EXERCISE MATERIALS:
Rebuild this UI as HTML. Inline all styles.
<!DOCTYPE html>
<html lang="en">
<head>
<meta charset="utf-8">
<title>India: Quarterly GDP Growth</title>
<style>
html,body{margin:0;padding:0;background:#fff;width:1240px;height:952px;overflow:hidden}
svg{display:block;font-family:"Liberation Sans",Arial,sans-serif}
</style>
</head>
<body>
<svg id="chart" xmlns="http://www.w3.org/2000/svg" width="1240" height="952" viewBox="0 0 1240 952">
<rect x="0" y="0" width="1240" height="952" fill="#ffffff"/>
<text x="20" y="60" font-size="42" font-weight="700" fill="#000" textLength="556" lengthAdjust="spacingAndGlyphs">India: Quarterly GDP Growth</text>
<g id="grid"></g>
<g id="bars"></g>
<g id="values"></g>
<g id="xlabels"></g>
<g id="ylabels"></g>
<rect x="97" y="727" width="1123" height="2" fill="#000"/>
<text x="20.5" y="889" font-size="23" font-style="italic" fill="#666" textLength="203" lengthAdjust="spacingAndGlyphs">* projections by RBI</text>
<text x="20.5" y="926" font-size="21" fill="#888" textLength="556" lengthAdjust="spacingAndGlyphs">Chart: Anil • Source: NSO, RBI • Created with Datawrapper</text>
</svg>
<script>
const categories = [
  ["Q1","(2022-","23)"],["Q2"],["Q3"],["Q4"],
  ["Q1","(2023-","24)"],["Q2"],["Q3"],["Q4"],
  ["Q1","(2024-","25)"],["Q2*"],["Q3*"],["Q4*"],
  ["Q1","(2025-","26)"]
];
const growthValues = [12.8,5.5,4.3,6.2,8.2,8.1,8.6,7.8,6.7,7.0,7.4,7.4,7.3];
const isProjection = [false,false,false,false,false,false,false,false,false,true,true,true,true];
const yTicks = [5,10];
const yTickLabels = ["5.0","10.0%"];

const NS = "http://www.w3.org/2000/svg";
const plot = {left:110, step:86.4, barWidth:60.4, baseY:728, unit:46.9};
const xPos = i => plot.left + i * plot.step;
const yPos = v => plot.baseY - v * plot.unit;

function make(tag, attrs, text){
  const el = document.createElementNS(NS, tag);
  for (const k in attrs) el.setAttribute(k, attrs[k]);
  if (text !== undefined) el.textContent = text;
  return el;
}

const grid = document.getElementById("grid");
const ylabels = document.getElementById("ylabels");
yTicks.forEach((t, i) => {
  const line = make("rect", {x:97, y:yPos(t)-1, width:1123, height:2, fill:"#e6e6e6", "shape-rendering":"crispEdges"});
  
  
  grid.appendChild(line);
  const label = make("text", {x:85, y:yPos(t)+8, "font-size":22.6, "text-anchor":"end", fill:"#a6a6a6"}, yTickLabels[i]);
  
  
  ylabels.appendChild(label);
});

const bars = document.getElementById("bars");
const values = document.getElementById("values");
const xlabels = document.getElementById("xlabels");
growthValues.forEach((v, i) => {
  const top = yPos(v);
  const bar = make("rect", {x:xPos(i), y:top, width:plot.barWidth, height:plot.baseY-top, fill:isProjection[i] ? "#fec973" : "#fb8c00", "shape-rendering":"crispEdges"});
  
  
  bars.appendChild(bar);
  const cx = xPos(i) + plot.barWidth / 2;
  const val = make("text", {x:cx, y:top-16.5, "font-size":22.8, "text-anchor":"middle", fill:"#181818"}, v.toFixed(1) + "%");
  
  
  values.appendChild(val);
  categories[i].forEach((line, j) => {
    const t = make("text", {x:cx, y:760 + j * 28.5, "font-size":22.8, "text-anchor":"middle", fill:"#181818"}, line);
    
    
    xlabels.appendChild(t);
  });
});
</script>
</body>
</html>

---

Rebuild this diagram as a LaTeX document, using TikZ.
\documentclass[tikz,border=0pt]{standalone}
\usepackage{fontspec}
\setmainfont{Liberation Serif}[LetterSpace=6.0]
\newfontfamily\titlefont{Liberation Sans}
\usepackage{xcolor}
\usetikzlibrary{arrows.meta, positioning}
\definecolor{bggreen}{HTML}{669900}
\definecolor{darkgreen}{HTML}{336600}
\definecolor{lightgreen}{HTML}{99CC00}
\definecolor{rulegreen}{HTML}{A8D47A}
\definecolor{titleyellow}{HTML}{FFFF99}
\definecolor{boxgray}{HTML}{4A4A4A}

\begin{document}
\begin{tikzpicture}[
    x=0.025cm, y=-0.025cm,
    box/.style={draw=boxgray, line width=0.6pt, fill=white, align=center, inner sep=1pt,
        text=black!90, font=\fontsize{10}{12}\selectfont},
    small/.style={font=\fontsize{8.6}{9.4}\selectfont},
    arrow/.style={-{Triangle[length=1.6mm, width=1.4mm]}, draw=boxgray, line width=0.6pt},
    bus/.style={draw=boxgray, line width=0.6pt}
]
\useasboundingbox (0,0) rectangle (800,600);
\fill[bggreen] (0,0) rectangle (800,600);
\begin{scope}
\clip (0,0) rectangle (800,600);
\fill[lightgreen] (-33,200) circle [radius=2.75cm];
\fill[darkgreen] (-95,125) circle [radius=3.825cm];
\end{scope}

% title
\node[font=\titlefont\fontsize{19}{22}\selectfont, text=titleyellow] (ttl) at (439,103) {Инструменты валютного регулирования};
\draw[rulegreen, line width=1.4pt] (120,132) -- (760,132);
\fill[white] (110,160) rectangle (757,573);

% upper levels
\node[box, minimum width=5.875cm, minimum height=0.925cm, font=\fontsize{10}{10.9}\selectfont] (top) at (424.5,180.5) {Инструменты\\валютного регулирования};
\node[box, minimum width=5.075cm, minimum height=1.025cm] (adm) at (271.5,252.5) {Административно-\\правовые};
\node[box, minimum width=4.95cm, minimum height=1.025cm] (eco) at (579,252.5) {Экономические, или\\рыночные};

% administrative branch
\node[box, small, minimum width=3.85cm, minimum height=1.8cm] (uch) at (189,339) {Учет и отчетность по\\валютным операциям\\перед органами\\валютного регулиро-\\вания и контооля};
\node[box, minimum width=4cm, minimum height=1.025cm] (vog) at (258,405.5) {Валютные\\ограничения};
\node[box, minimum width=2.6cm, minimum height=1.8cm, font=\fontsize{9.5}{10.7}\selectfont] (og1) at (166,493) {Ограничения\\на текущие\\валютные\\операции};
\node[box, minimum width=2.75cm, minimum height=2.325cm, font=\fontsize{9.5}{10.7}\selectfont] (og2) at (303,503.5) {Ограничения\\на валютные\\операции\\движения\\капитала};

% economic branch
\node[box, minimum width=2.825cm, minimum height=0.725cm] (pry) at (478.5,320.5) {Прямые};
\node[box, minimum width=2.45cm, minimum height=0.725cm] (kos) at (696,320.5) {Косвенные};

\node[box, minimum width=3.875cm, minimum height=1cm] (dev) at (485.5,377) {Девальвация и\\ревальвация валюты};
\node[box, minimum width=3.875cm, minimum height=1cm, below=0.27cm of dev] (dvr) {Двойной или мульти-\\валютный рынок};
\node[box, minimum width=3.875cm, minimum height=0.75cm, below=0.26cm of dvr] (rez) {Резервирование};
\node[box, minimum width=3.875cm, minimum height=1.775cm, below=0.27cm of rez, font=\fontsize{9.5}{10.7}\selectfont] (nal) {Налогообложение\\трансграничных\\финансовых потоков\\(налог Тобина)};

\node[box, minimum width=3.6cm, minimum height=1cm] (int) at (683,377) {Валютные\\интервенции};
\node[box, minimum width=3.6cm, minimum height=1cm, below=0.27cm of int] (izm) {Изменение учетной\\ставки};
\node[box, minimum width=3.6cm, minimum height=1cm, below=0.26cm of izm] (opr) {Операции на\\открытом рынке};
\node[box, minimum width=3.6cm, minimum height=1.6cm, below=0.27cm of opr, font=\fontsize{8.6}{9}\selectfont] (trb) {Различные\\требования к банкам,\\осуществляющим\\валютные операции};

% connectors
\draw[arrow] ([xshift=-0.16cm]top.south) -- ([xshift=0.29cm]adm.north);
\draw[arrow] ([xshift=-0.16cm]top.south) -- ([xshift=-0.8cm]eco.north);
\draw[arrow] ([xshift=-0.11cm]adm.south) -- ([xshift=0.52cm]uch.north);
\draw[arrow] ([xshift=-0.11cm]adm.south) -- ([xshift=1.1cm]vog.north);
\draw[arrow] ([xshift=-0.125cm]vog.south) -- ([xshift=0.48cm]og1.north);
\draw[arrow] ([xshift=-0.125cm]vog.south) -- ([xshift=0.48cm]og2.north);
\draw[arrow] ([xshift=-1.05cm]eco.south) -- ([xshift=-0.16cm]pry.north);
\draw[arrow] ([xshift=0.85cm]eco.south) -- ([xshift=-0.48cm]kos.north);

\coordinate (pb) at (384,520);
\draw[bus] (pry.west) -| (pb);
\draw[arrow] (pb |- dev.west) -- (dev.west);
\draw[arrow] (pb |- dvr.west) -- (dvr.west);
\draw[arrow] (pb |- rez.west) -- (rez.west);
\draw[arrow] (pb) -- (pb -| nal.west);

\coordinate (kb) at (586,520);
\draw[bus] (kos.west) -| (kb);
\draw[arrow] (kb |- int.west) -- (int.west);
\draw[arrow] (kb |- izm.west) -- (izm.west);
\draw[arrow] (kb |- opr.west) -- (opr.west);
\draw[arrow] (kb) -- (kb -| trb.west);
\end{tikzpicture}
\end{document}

--

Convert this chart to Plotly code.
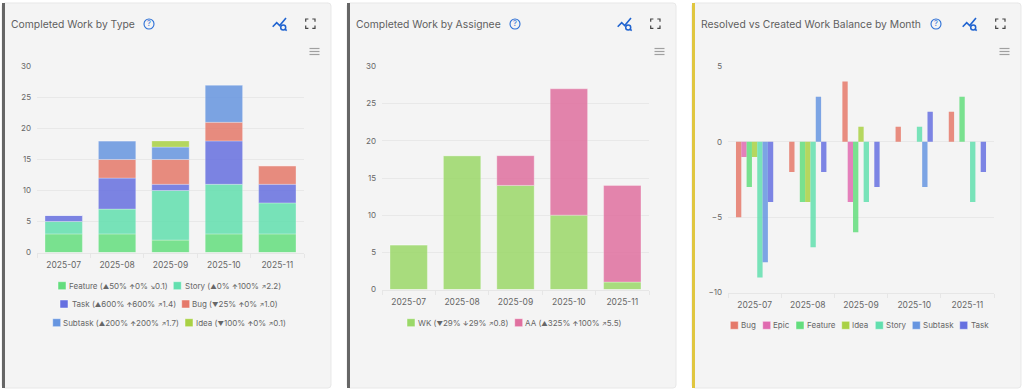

WHAT TO DO: Out of the records, collect only those lines that contain the string "this".

EXERCISE OUTPUT:
Rebuild this UI as HTML. Inline all styles.
Rebuild this diagram as a LaTeX document, using TikZ.
Convert this chart to Plotly code.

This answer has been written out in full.